Cintio Vitier, diría que con Dulce María estaban siempre, «aislados y enlazados, Enrique, Flor y Carlos»,… «No le temieron a nada (salvo, quizás, a sí mismos) estos seres pálidos, escapadizos e indetenibles de su propia prisión, involuntarios inventores de una leyenda sin la cual La Habana no sería la que fue, la que es, la que será».

Enrique, su hermano más afín, no digo el más querido, murió también, cuando más lo necesitaba, más soledad además, para su vida. Carlos Manuel terminó años antes loco, hablando con los muertos… también en soledad.

La obra

Loynaz en la entrega del Premio Cervantes.
Foto: cubaliteraria.com

Dulce María Loynaz, revisaba sus textos muchas veces, tenía más de siete versiones de su novela «Jardín», comenzada el 1927 y terminada en el año 35 de ese siglo… En Cuba tuvo un mayor reconocimiento público precisamente después de obtener el premio Cervantes. También recibió el Nacional de Literatura. Fue admitida como miembro de la Real Academia Española de la Lengua, y nombrada miembro de número en la Academia Cubana de la Lengua.

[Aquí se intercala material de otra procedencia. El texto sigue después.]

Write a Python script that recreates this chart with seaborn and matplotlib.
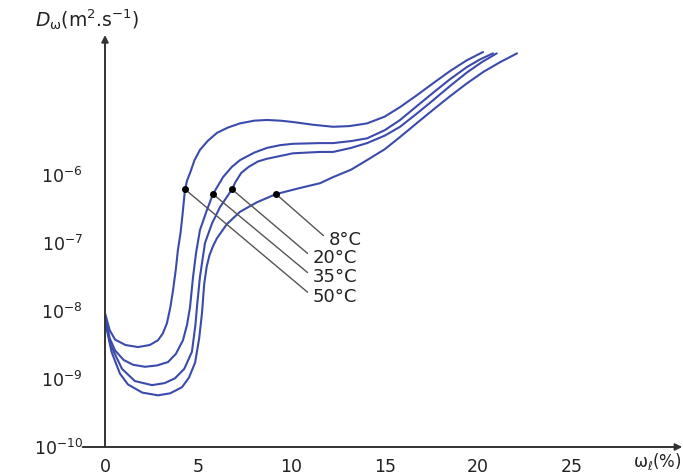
import numpy as np
import pandas as pd
import matplotlib
matplotlib.use("Agg")
import matplotlib.pyplot as plt
import seaborn as sns

# water content (%) and log10 of diffusivity
w_50 = [0, 0.25, 0.54, 1.1, 1.77, 2.4, 2.84, 3.1, 3.32, 3.5, 3.65, 3.8, 3.91, 4.05, 4.15, 4.29, 4.4, 4.56, 4.8, 5.09, 5.5, 6.0, 6.6, 7.24, 8.0, 8.69, 9.4, 10.08, 11.15, 12.23, 13.1, 14.05, 15.0, 15.82, 16.7, 17.59, 18.5, 19.41, 20.27]
e_50 = [-8.03, -8.28, -8.42, -8.5, -8.53, -8.5, -8.43, -8.33, -8.18, -7.95, -7.69, -7.38, -7.10, -6.85, -6.6, -6.21, -6.08, -5.97, -5.78, -5.63, -5.5, -5.38, -5.3, -5.24, -5.2, -5.19, -5.2, -5.22, -5.26, -5.29, -5.28, -5.24, -5.14, -5.0, -4.83, -4.65, -4.47, -4.31, -4.19]

w_35 = [0, 0.25, 0.54, 1.0, 1.5, 2.14, 2.8, 3.38, 3.8, 4.18, 4.4, 4.56, 4.72, 4.88, 5.09, 5.47, 5.79, 6.33, 6.8, 7.24, 8.0, 8.69, 9.4, 10.08, 11.53, 12.23, 13.2, 14.05, 15.0, 15.82, 16.7, 17.59, 18.5, 19.41, 20.1, 20.8]
e_35 = [-8.06, -8.4, -8.58, -8.72, -8.79, -8.82, -8.8, -8.75, -8.63, -8.43, -8.2, -7.94, -7.50, -7.15, -6.81, -6.51, -6.28, -6.03, -5.88, -5.78, -5.67, -5.60, -5.56, -5.54, -5.53, -5.53, -5.5, -5.46, -5.34, -5.19, -4.99, -4.79, -4.59, -4.41, -4.3, -4.21]

w_20 = [0, 0.3, 0.91, 1.6, 2.52, 3.2, 3.75, 4.25, 4.66, 4.85, 4.93, 5.09, 5.36, 5.74, 6.17, 6.81, 7.0, 7.3, 7.7, 8.2, 8.69, 10.08, 11.53, 12.23, 13.2, 14.05, 15.0, 15.82, 16.7, 17.59, 18.5, 19.41, 20.2, 21.0]
e_20 = [-8.1, -8.5, -8.85, -9.03, -9.09, -9.06, -8.99, -8.85, -8.6, -8.2, -7.94, -7.50, -7.0, -6.71, -6.47, -6.21, -6.1, -5.97, -5.88, -5.8, -5.76, -5.68, -5.66, -5.66, -5.6, -5.53, -5.42, -5.29, -5.1, -4.90, -4.69, -4.49, -4.34, -4.21]

w_8 = [0, 0.35, 0.8, 1.23, 2.0, 2.84, 3.5, 4.13, 4.5, 4.83, 5.05, 5.20, 5.32, 5.45, 5.6, 5.8, 6.0, 6.54, 7.24, 8.15, 9.17, 10.46, 11.53, 12.23, 13.2, 14.05, 15.0, 15.82, 16.7, 17.59, 18.5, 19.41, 20.3, 21.18, 22.09]
e_8 = [-8.15, -8.6, -8.92, -9.08, -9.2, -9.24, -9.21, -9.12, -8.98, -8.76, -8.4, -8.03, -7.6, -7.35, -7.18, -7.04, -6.93, -6.72, -6.54, -6.40, -6.28, -6.19, -6.12, -6.03, -5.92, -5.78, -5.62, -5.44, -5.24, -5.04, -4.84, -4.65, -4.48, -4.34, -4.21]

# labelled points on each curve
temps = ["50°C", "35°C", "20°C", "8°C"]
dot_w = [4.29, 5.79, 6.81, 9.17]
dot_e = [-6.21, -6.28, -6.21, -6.28]
label_w = [11.15, 11.15, 11.15, 12.0]
label_e = [-7.79, -7.50, -7.22, -6.96]

x_ticks = [0, 5, 10, 15, 20, 25]
y_ticks = [-10, -9, -8, -7, -6]

sns.set_style("white")
plt.rcParams["font.family"] = ["DejaVu Sans"]
plt.rcParams["mathtext.default"] = "regular"

fig = plt.figure(figsize=(6.83, 4.75), dpi=100)
ax = fig.add_axes([105 / 683, 28 / 475, 570 / 683, 412 / 475])

curve_color = "#3b4bab"
for w, e in [(w_50, e_50), (w_35, e_35), (w_20, e_20), (w_8, e_8)]:
    sns.lineplot(x=w, y=10.0 ** np.array(e), ax=ax, color=curve_color,
                 lw=1.5, estimator=None, sort=False)

ax.set_yscale("log")
ax.set_xlim(0, 30.56)
ax.set_ylim(1e-10, 10 ** -3.94)

# leader lines and temperature labels
for t, dw, de, lw_, le in zip(temps, dot_w, dot_e, label_w, label_e):
    ax.plot(dw, 10 ** de, "o", color="black", ms=4, zorder=5)
    ax.annotate(t, xy=(dw, 10 ** de), xytext=(lw_, 10 ** le),
                ha="left", va="center", fontsize=13, color="#222222",
                arrowprops=dict(arrowstyle="-", color="#555555", lw=1,
                                relpos=(0, 0.5), shrinkA=2, shrinkB=0))

# axes drawn as arrows
for s in ax.spines.values():
    s.set_visible(False)
ax.annotate("", xy=(30.95, 1e-10), xytext=(-1.2, 1e-10), annotation_clip=False,
            arrowprops=dict(arrowstyle="-|>", color="#333333", lw=1.4, shrinkA=0, shrinkB=0))
ax.annotate("", xy=(0, 10 ** -3.94), xytext=(0, 1e-10), annotation_clip=False,
            arrowprops=dict(arrowstyle="-|>", color="#333333", lw=1.4, shrinkA=0, shrinkB=0))

ax.set_xticks(x_ticks)
ax.set_xticklabels([str(v) for v in x_ticks])
ax.set_yticks([10.0 ** v for v in y_ticks])
ax.set_yticklabels([f"$10^{{{v}}}$" for v in y_ticks])
ax.yaxis.set_minor_locator(matplotlib.ticker.NullLocator())
ax.tick_params(axis="x", direction="out", length=4, width=1.2, pad=4,
               labelsize=12.5, colors="#333333", labelcolor="#222222")
ax.tick_params(axis="y", direction="out", length=11, width=1.2, pad=5,
               labelsize=12.5, colors="#333333", labelcolor="#222222")
ax.set_xlabel("")
ax.set_ylabel("")

fig.text(35 / 683, 1 - 20 / 475, r"$\mathit{D}_\omega$(m$^2$.s$^{-1}$)", fontsize=13.5,
         ha="left", va="center", color="#222222")
fig.text(0.998, 1 - 462 / 475, r"$\omega_\ell$(%)", fontsize=12,
         ha="right", va="center", color="#222222")

fig.savefig("out.png", dpi=100)
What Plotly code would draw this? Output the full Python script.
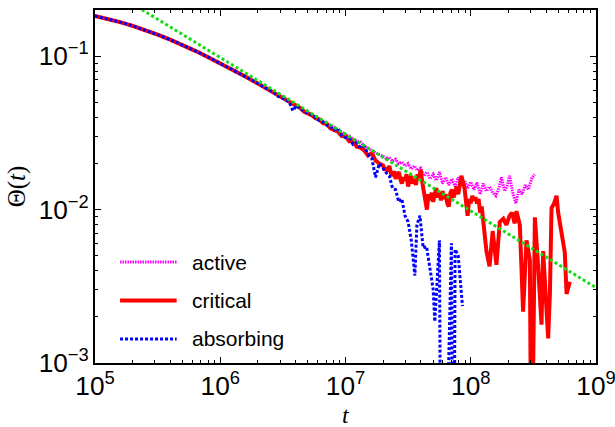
import plotly.graph_objects as go

# ---------------- data (log10 t, log10 Theta) ----------------
shared_log_t = [5.0, 5.1, 5.2, 5.3, 5.4, 5.5, 5.6, 5.7, 5.8, 5.9, 6.0, 6.1, 6.2, 6.3, 6.4]
shared_log_theta = [-0.738, -0.756, -0.778, -0.802, -0.829, -0.859, -0.892, -0.927,
                    -0.965, -1.005, -1.046, -1.089, -1.133, -1.178, -1.225]

mid_log_t = [6.43, 6.46, 6.49, 6.52, 6.55, 6.58, 6.61, 6.64, 6.67, 6.70,
             6.73, 6.76, 6.79, 6.82, 6.85, 6.88, 6.91, 6.94, 6.97, 7.00,
             7.03, 7.06, 7.09, 7.12, 7.15, 7.18, 7.21, 7.24, 7.27, 7.30]

# active
active_mid = [-1.240, -1.258, -1.270, -1.283, -1.296, -1.310, -1.325, -1.340, -1.352, -1.366,
              -1.380, -1.395, -1.408, -1.425, -1.437, -1.455, -1.462, -1.483, -1.495, -1.512,
              -1.520, -1.540, -1.552, -1.560, -1.585, -1.598, -1.615, -1.630, -1.640, -1.652]
active_tail_log_t = [7.325, 7.35, 7.375, 7.40, 7.425, 7.45, 7.475, 7.50, 7.525, 7.55,
                     7.575, 7.60, 7.625, 7.65, 7.675, 7.70, 7.725, 7.75, 7.775, 7.80,
                     7.825, 7.85, 7.875, 7.90, 7.925, 7.95, 7.975, 8.00, 8.025, 8.05,
                     8.075, 8.10, 8.125, 8.15, 8.175, 8.20, 8.225, 8.245, 8.27, 8.29,
                     8.31, 8.335, 8.36, 8.385, 8.41, 8.435, 8.46, 8.485, 8.51]
active_tail = [-1.668, -1.660, -1.685, -1.672, -1.700, -1.690, -1.715, -1.700, -1.735, -1.715,
               -1.745, -1.730, -1.780, -1.755, -1.800, -1.770, -1.810, -1.755, -1.830, -1.790,
               -1.840, -1.800, -1.850, -1.790, -1.830, -1.810, -1.860, -1.820, -1.870, -1.825,
               -1.900, -1.830, -1.880, -1.850, -1.890, -1.910, -1.860, -1.790, -1.880, -1.850,
               -1.780, -1.890, -1.960, -1.870, -1.900, -1.840, -1.870, -1.800, -1.770]

# critical
critical_mid = [-1.242, -1.255, -1.274, -1.281, -1.300, -1.312, -1.330, -1.338, -1.362, -1.371,
                -1.384, -1.405, -1.412, -1.436, -1.440, -1.470, -1.478, -1.492, -1.520, -1.522,
                -1.555, -1.548, -1.590, -1.596, -1.615, -1.648, -1.632, -1.680, -1.700, -1.712]
critical_tail_log_t = [7.3125, 7.325, 7.3375, 7.35, 7.3625, 7.375, 7.3875, 7.40, 7.4125, 7.425,
                       7.4375, 7.45, 7.4625, 7.475, 7.4875, 7.50, 7.5125, 7.525, 7.5375, 7.55,
                       7.5625, 7.575, 7.5875, 7.60, 7.6125, 7.625, 7.6375, 7.65, 7.6625, 7.675,
                       7.6875, 7.70, 7.7125, 7.725, 7.7375, 7.75, 7.7625, 7.775, 7.7875, 7.80,
                       7.8125, 7.825, 7.8375, 7.85, 7.8625, 7.875, 7.8875, 7.90, 7.9125, 7.925,
                       7.9375, 7.95, 7.9625, 7.975, 7.9875, 8.00, 8.0125, 8.025, 8.0375, 8.05,
                       8.0625, 8.075, 8.0875, 8.10,
                       8.125, 8.15, 8.175, 8.205, 8.232, 8.26, 8.285, 8.31,
                       8.33, 8.35, 8.365, 8.392, 8.418, 8.445, 8.472, 8.485, 8.512, 8.538,
                       8.565, 8.578, 8.618, 8.632, 8.645, 8.665, 8.685, 8.698, 8.725, 8.751,
                       8.765, 8.791]
critical_tail = [-1.745, -1.725, -1.75, -1.715, -1.76, -1.78, -1.75, -1.80, -1.77, -1.755,
                 -1.80, -1.83, -1.79, -1.81, -1.77, -1.85, -1.80, -1.78, -1.83, -1.80,
                 -1.84, -1.77, -1.80, -1.74, -1.82, -1.87, -1.93, -2.00, -1.90, -1.94,
                 -1.89, -1.95, -1.90, -1.86, -1.92, -1.89, -1.94, -1.88, -1.93, -1.90,
                 -1.96, -1.98, -1.89, -1.87, -1.92, -1.88, -1.85, -1.90, -1.83, -1.78,
                 -1.82, -1.86, -1.95, -2.04, -1.93, -1.96, -1.91, -1.94, -1.92, -1.96,
                 -1.93, -2.02, -1.98, -2.10,
                 -2.27, -2.37, -2.14, -2.36, -2.08, -2.06, -2.10, -2.04,
                 -2.02, -2.09, -2.01, -2.10, -2.665, -2.20, -2.33, -4.0, -2.05, -2.37,
                 -2.75, -2.27, -2.84, -2.55, -1.99, -1.96, -1.91, -2.02, -2.14, -2.28,
                 -2.55, -2.47]

# absorbing
absorbing_mid = [-1.240, -1.262, -1.268, -1.285, -1.298, -1.355, -1.322, -1.345, -1.355, -1.378,
                 -1.380, -1.402, -1.420, -1.428, -1.450, -1.462, -1.480, -1.470, -1.518, -1.530,
                 -1.535, -1.575, -1.565, -1.598, -1.590, -1.640, -1.665, -1.790, -1.700, -1.730]
absorbing_tail_log_t = [7.325, 7.35, 7.375, 7.40, 7.425, 7.45, 7.475, 7.50, 7.525, 7.554,
                        7.57, 7.594, 7.62, 7.647, 7.674, 7.70, 7.713, 7.735, 7.75, 7.767,
                        7.846, 7.862, 7.875, 7.90, 7.915, 7.934]
absorbing_tail = [-1.76, -1.78, -1.86, -1.87, -1.95, -1.93, -2.04, -2.08, -2.20, -2.43,
                  -2.10, -2.04, -2.25, -2.24, -2.39, -2.52, -2.73, -2.40, -2.20, -5.0,
                  -2.22, -5.0, -2.26, -2.30, -2.45, -2.63]

# power-law guide line (end points)
fit_t = [1e5, 1e9]
fit_theta = [0.3097, 0.0031]

legend_labels = ["active", "critical", "absorbing"]
x_title = "<i>t</i>"
y_title = "Θ(<i>t</i>)"


def series(mid_vals, tail_t, tail_vals):
    lt = shared_log_t + mid_log_t + tail_t
    lv = shared_log_theta + mid_vals + tail_vals
    return [10 ** v for v in lt], [10 ** v for v in lv]


MAGENTA = "#ff00ff"
RED = "#ff0000"
BLUE = "#0000ff"
GREEN = "#11dd11"

styles = [
    dict(color=MAGENTA, width=3, dash="1.5px,1px"),
    dict(color=RED, width=4, dash="solid"),
    dict(color=BLUE, width=3, dash="3px,2px"),
]

fig = go.Figure()
data_sets = [
    series(active_mid, active_tail_log_t, active_tail),
    series(critical_mid, critical_tail_log_t, critical_tail),
    series(absorbing_mid, absorbing_tail_log_t, absorbing_tail),
]
for (x, y), st, name in zip(data_sets, styles, legend_labels):
    fig.add_trace(go.Scatter(x=x, y=y, mode="lines", name=name, line=st, showlegend=False))

fig.add_trace(go.Scatter(x=fit_t, y=fit_theta, mode="lines", showlegend=False,
                         line=dict(color=GREEN, width=3, dash="3px,2.5px")))

# hand-made legend (keeps the long line samples of the original)
rows_y = [0.286, 0.177, 0.068]
for st, label, yy in zip(styles, legend_labels, rows_y):
    fig.add_shape(type="line", xref="paper", yref="paper", x0=0.050, x1=0.163, y0=yy, y1=yy,
                  line=dict(color=st["color"], width=st["width"], dash=st["dash"]))
    fig.add_annotation(xref="paper", yref="paper", x=0.19, y=yy, text=label, showarrow=False,
                       xanchor="left", yanchor="middle",
                       font=dict(family="Liberation Sans, Arial, sans-serif", size=21, color="black"))

# axis titles
fig.add_annotation(xref="paper", yref="paper", x=0.5, y=-0.104, text=x_title, showarrow=False,
                   xanchor="center", yanchor="top",
                   font=dict(family="Liberation Serif, serif", size=24, color="black"))
fig.add_annotation(xref="paper", yref="paper", x=-0.156, y=0.5, text=y_title, showarrow=False,
                   xanchor="center", yanchor="middle", textangle=-90,
                   font=dict(family="Liberation Serif, serif", size=25, color="black"))

axis_common = dict(
    type="log", dtick=1, exponentformat="power", showexponent="all",
    ticks="inside", ticklen=6, tickwidth=1, tickcolor="black",
    showline=True, linecolor="black", linewidth=2, mirror="allticks",
    showgrid=False, zeroline=False, automargin=False, ticklabeloverflow="allow",
    tickfont=dict(family="Liberation Sans, Arial, sans-serif", size=21, color="black"),
    minor=dict(ticks="inside", ticklen=3, tickcolor="black", dtick="D1", showgrid=False),
)

fig.update_xaxes(range=[5, 9], **axis_common)
fig.update_yaxes(range=[-3, -0.699], **axis_common)

fig.update_layout(width=615, height=427, margin=dict(l=95, r=19, t=10, b=64),
                  plot_bgcolor="white", paper_bgcolor="white")

fig.write_html("out.html")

Versos hermosísimos llenan su obra, poemarios como «Juegos de agua», «Poemas náufragos», «Melancolía de otoño», «Poemas sin nombre» y «Canto a la mujer estéril» son algunos de los publicados por la editorial Hermanos Loynaz, a la que debemos la divulgación de su obra sin cejar nunca en el empeño de brindar trabajos de la escritora cubana.

Muchos cubanos no saben que Dulce dirigió durante décadas la Academia Cubana de la Lengua, que antes de tener su sede actual la tuvo en la hermosa casa de El Vedado, última morada de las Loynaz, donde hoy radica el centro cultural que lleva su nombre. Muchos, tal vez, no han leído «Jardín», también se pierden «Un verano en Tenerife», quizá desconocen su obra póstuma, «Fe de vida», que escribiera a instancias y a fuerza de amor de un pinareño ilustre, su amigo y albacea Aldo Martínez Malo. Yo los convoco a su lectura — a su relectura — a los que la conocen. No hay una mejor.